Part psychological horror, part noir-ish murder mystery, part existential terror tale with hefty helpings of gothic dread, implausible peripheral characters and visceral phantasmagoria all make this a suspenseful read, and I'm not easily impressed nor a huge fan of your typical graphic novels. But I was mesmerized by this one, enough to read it again the next day. The philosophical questions asked alone make you take pause to ponder their implications at several points during the read, but aren't ponderous or off-putting - it's not trying to impress with its intelligence or self-importance, let's be clear about that. This is entertainment that enlightens, assuming you let it. But it's still cool if you don't. Either way, it's a riveting read.
It's difficult to describe, but it involves marginalized people with dark secrets who end up in a place called Green Wake, unaware of how they got there and unable to leave. Most are so dysfunctional, disenfranchised and mentally destitute they don't speak to anyone and rarely venture outdoors. Except the two male protagonists, who've taken it upon themselves to act as both detectives determined to discover why they're suddenly residents and act as welcoming committee to the newly arrived, to assist with the shock of this huge void. And suddenly there's a rash of grisly murders all connected to one female inhabitant who apparently snapped and clings to the darkness that envelops all who reside at Green Wake, a place where it's always night and next to nothing makes sense. A purgatory or limbo of squalor that has far too many dark secrets, nightmarish visions and an unusually ever-growing population of frogs. Frogs?
To say more would deprive you of the surreal psychosis that waits should you elect to find yourself entrenched in the pages of 'Green Wake'.
Highly recommended. So 'Wake' up.
3 of 4 people found the following review helpful
on April 25, 2012
Artwork: 5.0 out of 5
Have you read a comic book that visually made you want to spend your whole day examining each and every panel? Studying the line work, trying to figure out how the colors work together so well, looking for anything that could be hidden visually? I said it on each review I did for this series so far and I will not stop now, Riley Rossmo was born to draw this book. If I loved his work on Proof and Cowboy Ninja Viking than it's official that I am head over heels for what he has done on this book because it is just pure simple perfection. enough gushing, the panels in this collection contain a great amount of detail and information. The designs fit the mold set by the story and are consistent throughout. The over the top 2 page spreads though, made this headless man drool and slightly pass out.
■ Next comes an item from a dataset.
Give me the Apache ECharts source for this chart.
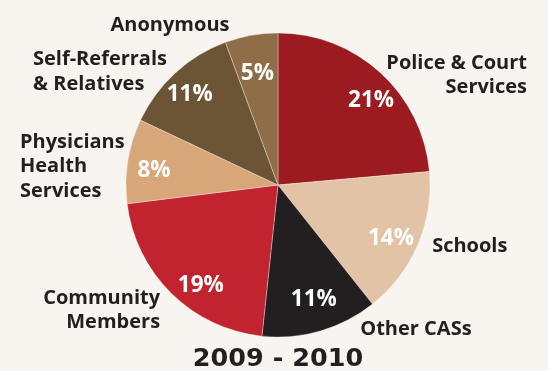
<!DOCTYPE html>
<html>
<head>
<meta charset="utf-8">
<script src="https://cdn.jsdelivr.net/npm/echarts@6/dist/echarts.min.js"></script>
<style>
  html, body { margin: 0; padding: 0; background: #f8f5f0; }
  #chart { width: 548px; height: 371px; }
</style>
</head>
<body>
<div id="chart"></div>
<script>
// ---- data ----
var categories = [
  'Police & Court\nServices',
  'Schools',
  'Other CASs',
  'Community\nMembers',
  'Physicians\nHealth\nServices',
  'Self-Referrals\n& Relatives',
  'Anonymous'
];
var values = [21, 14, 11, 19, 8, 11, 5];
var sliceColors = ['#9b1b20', '#e3c3a6', '#231f20', '#c1232f', '#d7a679', '#6b5535', '#8f6d48'];
var chartTitle = '2009 - 2010';

// ---- label placement (styles, not data) ----
var labelPlacement = [
  { label: { alignTo: 'edge', edgeDistance: 21 }, labelLine: { length: -3.4, length2: 0 } },
  { label: { alignTo: 'none' }, labelLine: { length: 3.8, length2: 6 } },
  { label: { alignTo: 'none' }, labelLine: { length: -1.4, length2: 35.3 } },
  { label: { alignTo: 'none' }, labelLine: { length: 23.4, length2: -10 } },
  { label: { alignTo: 'edge', edgeDistance: 20 }, labelLine: { length: -35, length2: 0 } },
  { label: { alignTo: 'edge', edgeDistance: 33 }, labelLine: { length: 1.3, length2: 0 } },
  { label: { alignTo: 'none' }, labelLine: { length: 10.5, length2: 15 } }
];
// small nudges of the percentage labels from the slice mid-angle
var pctNudge = [[10, 6.5], [0, 5.5], [1.5, -3.7], [9, 13], [-2.5, 5.3], [-5.3, 0], [1, 9.3]];

var FONT = '"Open Sans", "Noto Sans", sans-serif';

var mainData = categories.map(function (name, i) {
  return {
    name: name,
    value: values[i],
    itemStyle: { color: sliceColors[i] },
    label: labelPlacement[i].label,
    labelLine: Object.assign({ show: false }, labelPlacement[i].labelLine)
  };
});

var pctData = categories.map(function (name, i) {
  return { name: name, value: values[i] };
});

var chart = echarts.init(document.getElementById('chart'), null, { renderer: 'canvas' });
chart.setOption({
  backgroundColor: '#f8f5f0',
  animation: false,
  series: [
    {
      type: 'pie',
      center: [278, 185],
      radius: 152,
      startAngle: 90,
      clockwise: true,
      avoidLabelOverlap: false,
      silent: true,
      itemStyle: { borderColor: 'rgba(248,245,240,0.6)', borderWidth: 0.6 },
      label: {
        show: true,
        position: 'outside',
        formatter: '{b}',
        color: '#231f20',
        fontFamily: FONT,
        fontWeight: 'bold',
        fontSize: 20,
        lineHeight: 24.5
      },
      labelLine: { show: false },
      emphasis: { disabled: true },
      data: mainData
    },
    {
      type: 'pie',
      center: [278, 185],
      radius: [88, 152],
      startAngle: 90,
      clockwise: true,
      silent: true,
      z: 3,
      itemStyle: { color: 'rgba(0,0,0,0)' },
      label: {
        show: true,
        position: 'inside',
        formatter: '{c}%',
        color: '#ffffff',
        fontFamily: FONT,
        fontWeight: 'bold',
        fontSize: 22.5
      },
      labelLayout: function (params) {
        var n = pctNudge[params.dataIndex] || [0, 0];
        return { dx: n[0], dy: n[1] };
      },
      labelLine: { show: false },
      emphasis: { disabled: true },
      data: pctData
    }
  ],
  graphic: [
    {
      type: 'text',
      x: 278,
      y: 359.5,
      style: {
        text: chartTitle,
        textAlign: 'center',
        textVerticalAlign: 'middle',
        fill: '#231f20',
        font: 'bold 25.5px "DejaVu Sans", sans-serif'
      }
    }
  ]
});
</script>
</body>
</html>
This is how this story was meant to be seen.
Story: 5.0 out of 5
"Ladies and Gentlemen, Kurtis Wiebe is stepping up to plate. He's a relative newcomer to horror comic writing, but has a solid batting average in the medium. Here comes the pitch... OH WIEBE GOT A HOLD OF IT! IT IS LEAVING THE STADIUM FOLKS! A SOLID OUT OF THE PARK HOME RUN!" Where on Earth, Mars or even within the Milky Way Galaxy did this story come from? I personally will start thanking Mr. Wiebe on a weekly basis for bringing this solid writing to my life. The idea and concept of Green Wake is 100% a mystery to one and all, however it seems that it can present itself differently to everyone. I see that, as the reader, as limitless potential to create a world that can never really end. If you like mystery books, this one is for you. If you like horror books, this one is for you. If you like amazing storytelling, this one is for you. Kurtis has a way with telling this tale that never left me bored, always had me at the edge of my seat, and threw me for so many loops, that even in the end I am going back to see what I missed the first time. Perfect storytelling.
Dying Breath: 5.0 out of 5
If I were to tell you that horror comics were Mexican food, then Green Wake would be the world's perfect burrito. The layers it takes to come out with a comic book that I will give a solid 5 to is so few and far between. Rossmo and Wiebe were meant to do Green Wake, and I seriously, deep down as deep down can go, think that you would love this book too. The way that every single aspect, compliments the next aspect is just amazing. I can not and will not shut up about how great Green Wake is. Grab the issues or get this trade, because issue #6 is coming and it's going to be adding more to this amazing horror comic burrito!
1 of 3 people found the following review helpful
on February 20, 2013
I was a little apprehensive purchasing this book but I am glad I did. The reason for the three stars is that the story was okay but I think this might be something that is going to build into something better in the next Green Wake book which I intend to order.